I agree with what you're saying, but we should mention that Facebook's data
collection extends far beyond what we generally think of as Facebook's users.
(They collect data on friends of Facebook users as well - search for "dark
profiles" to see what I mean, and they also collect data on people who simply
view websites that have Facebook "share" buttons or the like).

And it's expanding even further - if Facebook has its way, parts of the
developing world will use Facebook as their primary (or only!) way of
accessing the Internet.

I agree that Facebook is _slightly_ the lesser of two evils at the moment, but
we're basically debating between Scylla and Charybdis[0] here.

[0]
[https://en.wikipedia.org/wiki/Scylla](https://en.wikipedia.org/wiki/Scylla)

------
ath0
Worked for Palantir from 2010-2012. Palantir will push you hard (if you let
it, and are interested in doing so); it's the highest-performing team I've
ever worked with, and I learned a ton both technically and culturally (how to
interview, how to hire, how to productively have high expectations of your
colleagues) that has served me well in the other roles -- even though it
wasn't immediately obvious what I was learning when I was there.

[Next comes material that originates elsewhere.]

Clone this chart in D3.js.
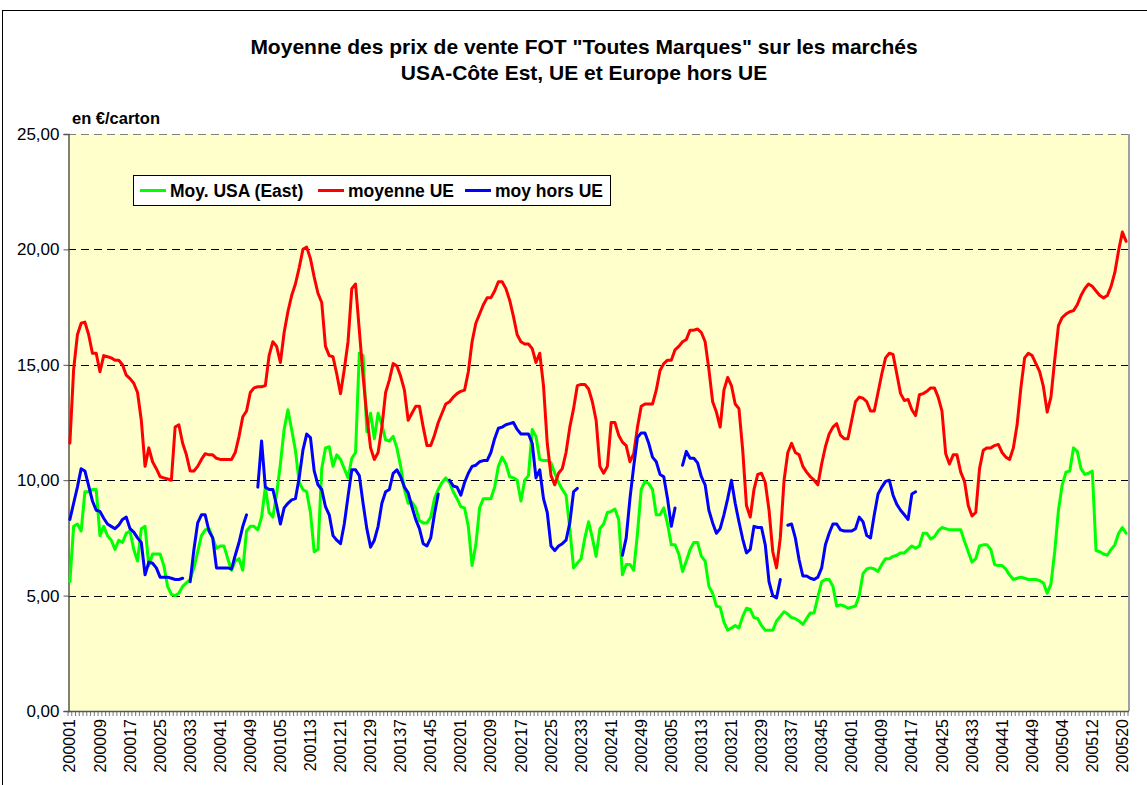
<!DOCTYPE html>
<html>
<head>
<meta charset="utf-8">
<script src="https://cdn.jsdelivr.net/npm/d3@7"></script>
<style>
  body { margin: 0; background: #fff; }
  svg { display: block; font-family: "Liberation Sans", Arial, sans-serif; }
</style>
</head>
<body>
<svg id="chart"></svg>
<script>
// weeks per year shown on the category axis (200001 .. 200521)
let yearWeeks = [[2000, 52], [2001, 52], [2002, 52], [2003, 52], [2004, 53], [2005, 21]]
let weeks = []
yearWeeks.forEach(([yr, n]) => {
  for (let k = 1; k <= n; k++) weeks.push(yr + String(k).padStart(2, '0'))
})

let yTicks = [0, 5, 10, 15, 20, 25]
let seriesNames = ['Moy. USA (East)', 'moyenne UE', 'moy hors UE']

// Moy. USA (East)
let usa = [
  5.6, 8.0, 8.1, 7.8, 9.5, 9.5, 9.6, 9.6, 7.6, 8.0,
  7.6, 7.4, 7.0, 7.4, 7.3, 7.7, 7.8, 7.0, 6.5, 7.9,
  8.0, 6.3, 6.8, 6.8, 6.8, 6.3, 5.4, 5.05, 5.0, 5.1,
  5.4, 5.55, 5.7, 6.2, 6.9, 7.6, 7.85, 7.9, 7.5, 7.05,
  7.15, 7.15, 6.6, 6.1, 6.5, 6.6, 6.1, 7.8, 8.0, 8.0,
  7.85, 8.4, 9.7, 8.6, 8.4, 9.4, 10.7, 12.2, 13.05, 12.2,
  11.3, 9.9, 9.6, 9.5, 8.6, 6.9, 7.0, 10.5, 11.4, 11.45,
  10.6, 11.1, 10.9, 10.5, 10.1, 10.95, 11.2, 15.5, 15.4, 12.1,
  12.9, 11.8, 12.9, 12.4, 11.75, 11.7, 11.9, 11.4, 10.6, 9.6,
  9.0, 9.05, 8.8, 8.25, 8.15, 8.15, 8.4, 9.2, 9.6, 9.9,
  10.1, 9.9, 9.5, 9.2, 8.85, 8.8, 8.0, 6.3, 7.2, 8.8,
  9.2, 9.2, 9.2, 9.7, 10.6, 11.0, 10.7, 10.15, 10.1, 10.0,
  9.1, 10.0, 10.2, 12.2, 11.9, 10.9, 10.85, 10.85, 10.75, 10.3,
  9.9, 9.6, 9.35, 7.9, 6.2, 6.4, 6.6, 7.5, 8.2, 7.5,
  6.7, 7.9, 8.1, 8.6, 8.65, 8.75, 8.3, 5.9, 6.35, 6.35,
  6.1, 7.7, 9.6, 9.95, 9.85, 9.6, 8.5, 8.5, 8.8, 8.1,
  7.2, 7.2, 6.8, 6.05, 6.5, 7.0, 7.3, 7.3, 6.7, 6.5,
  5.4, 5.1, 4.55, 4.5, 3.85, 3.5, 3.6, 3.7, 3.6, 4.1,
  4.45, 4.4, 4.05, 4.0, 3.7, 3.5, 3.5, 3.5, 3.9, 4.1,
  4.3, 4.2, 4.05, 4.0, 3.9, 3.75, 4.0, 4.25, 4.25, 4.95,
  5.6, 5.7, 5.7, 5.4, 4.55, 4.6, 4.55, 4.45, 4.5, 4.55,
  5.0, 5.95, 6.15, 6.2, 6.15, 6.05, 6.35, 6.6, 6.6, 6.7,
  6.75, 6.85, 6.85, 7.0, 7.15, 7.05, 7.15, 7.7, 7.7, 7.45,
  7.55, 7.8, 7.95, 7.9, 7.85, 7.85, 7.85, 7.85, 7.35, 6.9,
  6.45, 6.6, 7.15, 7.2, 7.2, 7.0, 6.35, 6.3, 6.3, 6.15,
  5.9, 5.7, 5.75, 5.8, 5.75, 5.7, 5.7, 5.7, 5.65, 5.55,
  5.1, 5.5, 6.9, 8.7, 9.8, 10.35, 10.4, 11.4, 11.25, 10.5,
  10.25, 10.3, 10.4, 6.95, 6.9, 6.8, 6.75, 7.0, 7.2, 7.7,
  7.95, 7.7
]

// moyenne UE
let ue = [
  11.6, 14.8, 16.3, 16.8, 16.85, 16.3, 15.5, 15.5, 14.7, 15.4,
  15.35, 15.3, 15.2, 15.2, 15.0, 14.55, 14.4, 14.2, 13.8, 12.6,
  10.6, 11.4, 10.8, 10.5, 10.15, 10.1, 10.05, 10.0, 12.3, 12.4,
  11.6, 11.1, 10.4, 10.4, 10.6, 10.9, 11.15, 11.1, 11.1, 10.95,
  10.9, 10.9, 10.9, 10.9, 11.2, 11.9, 12.75, 13.0, 13.8, 14.0,
  14.05, 14.05, 14.1, 15.4, 16.0, 15.8, 15.1, 16.4, 17.3, 18.0,
  18.5, 19.2, 20.0, 20.1, 19.6, 18.8, 18.1, 17.7, 15.8, 15.4,
  15.35, 14.6, 13.75, 14.8, 16.0, 18.3, 18.5, 16.5, 14.5, 12.8,
  11.4, 10.9, 11.2, 12.3, 13.8, 14.35, 15.05, 14.95, 14.5, 13.9,
  12.6, 12.9, 13.2, 13.2, 12.3, 11.5, 11.5, 11.95, 12.5, 12.9,
  13.3, 13.4, 13.6, 13.75, 13.85, 13.9, 14.7, 16.0, 16.8, 17.2,
  17.6, 17.9, 17.9, 18.2, 18.6, 18.6, 18.3, 17.8, 17.1, 16.3,
  16.0, 15.9, 15.9, 15.7, 15.1, 15.5, 14.1, 11.6, 10.2, 9.8,
  10.3, 10.5, 11.2, 12.3, 13.1, 14.1, 14.15, 14.15, 13.95, 13.4,
  12.6, 10.6, 10.3, 10.6, 12.5, 12.5, 11.95, 11.65, 11.5, 10.8,
  11.15, 12.3, 13.2, 13.3, 13.3, 13.3, 13.9, 14.75, 15.05, 15.2,
  15.2, 15.65, 15.8, 16.0, 16.1, 16.5, 16.5, 16.55, 16.4, 16.0,
  14.8, 13.4, 12.95, 12.3, 13.9, 14.45, 14.1, 13.3, 13.1, 11.3,
  8.9, 8.4, 9.6, 10.25, 10.3, 9.9, 8.7, 6.9, 6.2, 7.5,
  10.0, 11.2, 11.6, 11.2, 11.1, 10.6, 10.35, 10.15, 10.0, 9.8,
  10.7, 11.45, 12.0, 12.3, 12.45, 11.95, 11.8, 11.8, 12.6, 13.4,
  13.6, 13.55, 13.4, 13.0, 13.0, 13.8, 14.6, 15.3, 15.5, 15.45,
  14.6, 13.75, 13.45, 13.5, 13.05, 12.8, 13.7, 13.75, 13.85, 14.0,
  14.0, 13.6, 13.0, 11.15, 10.7, 11.1, 11.1, 10.35, 9.95, 8.9,
  8.45, 8.6, 10.5, 11.3, 11.4, 11.4, 11.5, 11.55, 11.2, 11.0,
  10.9, 11.4, 12.4, 14.0, 15.3, 15.5, 15.4, 15.05, 14.7, 14.05,
  12.95, 13.6, 15.2, 16.7, 17.05, 17.2, 17.3, 17.35, 17.6, 18.0,
  18.3, 18.5, 18.4, 18.2, 18.0, 17.9, 18.0, 18.4, 19.0, 19.95,
  20.75, 20.35
]

// moy hors UE (null = no value that week)
let horsUe = [
  8.3, 9.0, 9.7, 10.5, 10.4, 9.75, 9.1, 8.7, 8.65, 8.35,
  8.1, 8.0, 7.9, 8.05, 8.3, 8.4, 7.9, 7.75, 7.5, 7.3,
  5.9, 6.45, 6.4, 6.2, 5.8, 5.8, 5.8, 5.75, 5.7, 5.7,
  5.75, null, 5.6, 7.0, 8.15, 8.5, 8.5, 7.8, 7.5, 6.2,
  6.2, 6.2, 6.2, 6.15, 6.75, 7.3, 8.0, 8.5, null, null,
  9.7, 11.7, 9.7, 9.6, 9.6, 8.9, 8.1, 8.8, 9.0, 9.15,
  9.2, 10.1, 11.3, 12.0, 11.85, 10.4, 9.8, 9.6, 8.85, 8.5,
  7.6, 7.4, 7.25, 8.1, 9.3, 10.45, 10.45, 10.2, 9.0, 7.9,
  7.1, 7.4, 8.0, 9.0, 9.5, 9.6, 10.3, 10.45, 10.15, 9.7,
  9.45, 8.85, 8.3, 7.9, 7.25, 7.15, 7.5, 8.55, 9.4, null,
  null, 10.0, 9.75, 9.7, 9.35, 9.9, 10.3, 10.6, 10.65, 10.8,
  10.85, 10.85, 11.2, 11.8, 12.25, 12.3, 12.4, 12.45, 12.5, 12.2,
  12.0, 12.0, 12.0, 11.6, 10.1, 10.45, 9.2, 8.6, 7.15, 6.95,
  7.15, 7.25, 7.4, 8.15, 9.5, 9.65, null, null, null, null,
  null, null, null, null, null, null, null, 6.75, 7.5, 9.2,
  10.6, 11.85, 12.05, 12.05, 11.6, 11.0, 10.8, 10.25, 10.15, 9.2,
  8.0, 8.8, null, 10.65, 11.25, 10.95, 10.95, 10.75, 10.15, 9.8,
  8.7, 8.15, 7.7, 7.9, 8.5, 9.2, 10.0, 9.0, 8.2, 7.45,
  6.85, 7.0, 8.0, 7.95, 7.95, 7.2, 5.6, 5.0, 4.9, 5.7,
  null, 8.05, 8.1, 7.5, 6.55, 5.85, 5.85, 5.75, 5.7, 5.8,
  6.2, 7.2, 7.7, 8.1, 8.1, 7.85, 7.8, 7.8, 7.8, 7.9,
  8.4, 8.2, 7.6, 7.5, 8.5, 9.4, 9.7, 9.95, 10.0, 9.35,
  8.95, 8.7, 8.5, 8.3, 9.4, 9.5
]

let colors = ['#00ff00', '#ff0000', '#0000ff']

let w = 1147
let h = 785
let plotLeft = 68
let plotRight = 1128
let plotTop = 134
let plotBottom = 711

let svg = d3.select('#chart').attr('width', w).attr('height', h)

let xScale = d3.scaleBand().domain(weeks).range([plotLeft, plotRight]).padding(0)
let yScale = d3.scaleLinear().domain([0, 25]).range([plotBottom, plotTop])
let xc = (i) => xScale(weeks[i]) + xScale.bandwidth() / 2

// outer chart border
svg.append('rect')
  .attr('x', 2.5).attr('y', 10.5)
  .attr('width', w + 10).attr('height', h + 10)
  .attr('fill', '#fff').attr('stroke', '#000').attr('stroke-width', 1)

// plot area
svg.append('rect')
  .attr('x', plotLeft).attr('y', plotTop)
  .attr('width', plotRight - plotLeft).attr('height', plotBottom - plotTop)
  .attr('fill', '#ffffcc')

svg.append('line')
  .attr('x1', plotRight + 1).attr('x2', plotRight + 1)
  .attr('y1', plotTop).attr('y2', plotBottom)
  .attr('stroke', '#a0a0a0').attr('stroke-width', 2)

// dashed gridlines
svg.append('g')
  .selectAll('line')
  .data(yTicks.filter(d => d > 0))
  .enter()
  .append('line')
  .attr('x1', plotLeft).attr('x2', plotRight)
  .attr('y1', d => Math.round(yScale(d)) + 0.5)
  .attr('y2', d => Math.round(yScale(d)) + 0.5)
  .attr('stroke', d => d === 25 ? '#808080' : '#000')
  .attr('stroke-width', 1)
  .attr('stroke-dasharray', '8,5')

// title
let title = svg.append('text')
  .attr('x', 584).attr('text-anchor', 'middle')
  .attr('font-weight', 'bold').attr('font-size', 21)
title.append('tspan').attr('x', 584).attr('y', 54)
  .text('Moyenne des prix de vente FOT "Toutes Marques" sur les marchés')
title.append('tspan').attr('x', 584).attr('y', 80)
  .text('USA-Côte Est, UE et Europe hors UE')

svg.append('text')
  .attr('x', 72).attr('y', 124)
  .attr('font-weight', 'bold').attr('font-size', 16.5)
  .text('en €/carton')

// y axis
let yAxis = d3.axisLeft(yScale)
  .tickValues(yTicks)
  .tickSize(5)
  .tickPadding(4)
  .tickFormat(d => d3.format('.2f')(d).replace('.', ','))

let gy = svg.append('g')
  .attr('transform', 'translate(' + (plotLeft + 0.5) + ',0)')
  .call(yAxis)
gy.select('.domain').attr('stroke', '#555').attr('stroke-width', 1.5)
gy.selectAll('.tick line').attr('stroke', '#555')
gy.selectAll('text').attr('font-size', 17).attr('fill', '#000')
  .attr('font-family', '"Liberation Sans", Arial, sans-serif')

// x axis: labels every 8 weeks, tick marks between categories
let labelWeeks = weeks.filter((d, i) => i % 8 === 0)
let xAxis = d3.axisBottom(xScale)
  .tickValues(labelWeeks)
  .tickSize(0)
  .tickPadding(0)

let gx = svg.append('g')
  .attr('transform', 'translate(0,' + plotBottom + ')')
  .call(xAxis)
gx.select('.domain').remove()
gx.selectAll('text')
  .attr('font-size', 16)
  .attr('fill', '#000')
  .attr('font-family', '"Liberation Sans", Arial, sans-serif')
  .attr('text-anchor', 'end')
  .attr('dy', '0.35em')
  .attr('transform', 'translate(0,8) rotate(-90)')
  .attr('x', 0).attr('y', 0)

svg.append('g')
  .selectAll('line')
  .data(weeks.concat(['end']))
  .enter()
  .append('line')
  .attr('x1', (d, i) => plotLeft + i * xScale.bandwidth())
  .attr('x2', (d, i) => plotLeft + i * xScale.bandwidth())
  .attr('y1', plotBottom).attr('y2', plotBottom + 5)
  .attr('stroke', '#555').attr('stroke-width', 0.8)

svg.append('line')
  .attr('x1', plotLeft).attr('x2', plotRight + 1)
  .attr('y1', plotBottom + 0.5).attr('y2', plotBottom + 0.5)
  .attr('stroke', '#555').attr('stroke-width', 1.5)

// series lines
let line = d3.line()
  .defined(d => d !== null && d !== undefined)
  .x((d, i) => xc(i))
  .y(d => yScale(d))

let allSeries = [usa, ue, horsUe]
svg.append('g')
  .selectAll('path')
  .data(allSeries)
  .enter()
  .append('path')
  .attr('d', d => line(d))
  .attr('fill', 'none')
  .attr('stroke', (d, i) => colors[i])
  .attr('stroke-width', 3)
  .attr('stroke-linejoin', 'round')
  .attr('stroke-linecap', 'round')

// legend
let legend = svg.append('g')
legend.append('rect')
  .attr('x', 133.5).attr('y', 175.5)
  .attr('width', 477).attr('height', 30)
  .attr('fill', '#fff').attr('stroke', '#000')

let legendX = [140, 318, 465]
seriesNames.forEach((name, i) => {
  legend.append('line')
    .attr('x1', legendX[i]).attr('x2', legendX[i] + 26)
    .attr('y1', 190.5).attr('y2', 190.5)
    .attr('stroke', colors[i]).attr('stroke-width', 3)
  legend.append('text')
    .attr('x', legendX[i] + 30).attr('y', 197)
    .attr('font-weight', 'bold').attr('font-size', 17.5)
    .text(name)
})
</script>
</body>
</html>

That said, there's a lot that's rough about the place, especially as it's
gotten larger. You'll likely have a little more freedom than at Facebook, but
I wouldn't expect to have a significant impact on the product -- though you
will absolutely see an impact on a smaller number of enterprise customers. The
culture can be a little overwhelming; it's hard to get oriented as a new
person. You need to take responsibility for learning things for yourself and
have to think on your feet -- don't expect your colleagues to spend a lot of
time training you.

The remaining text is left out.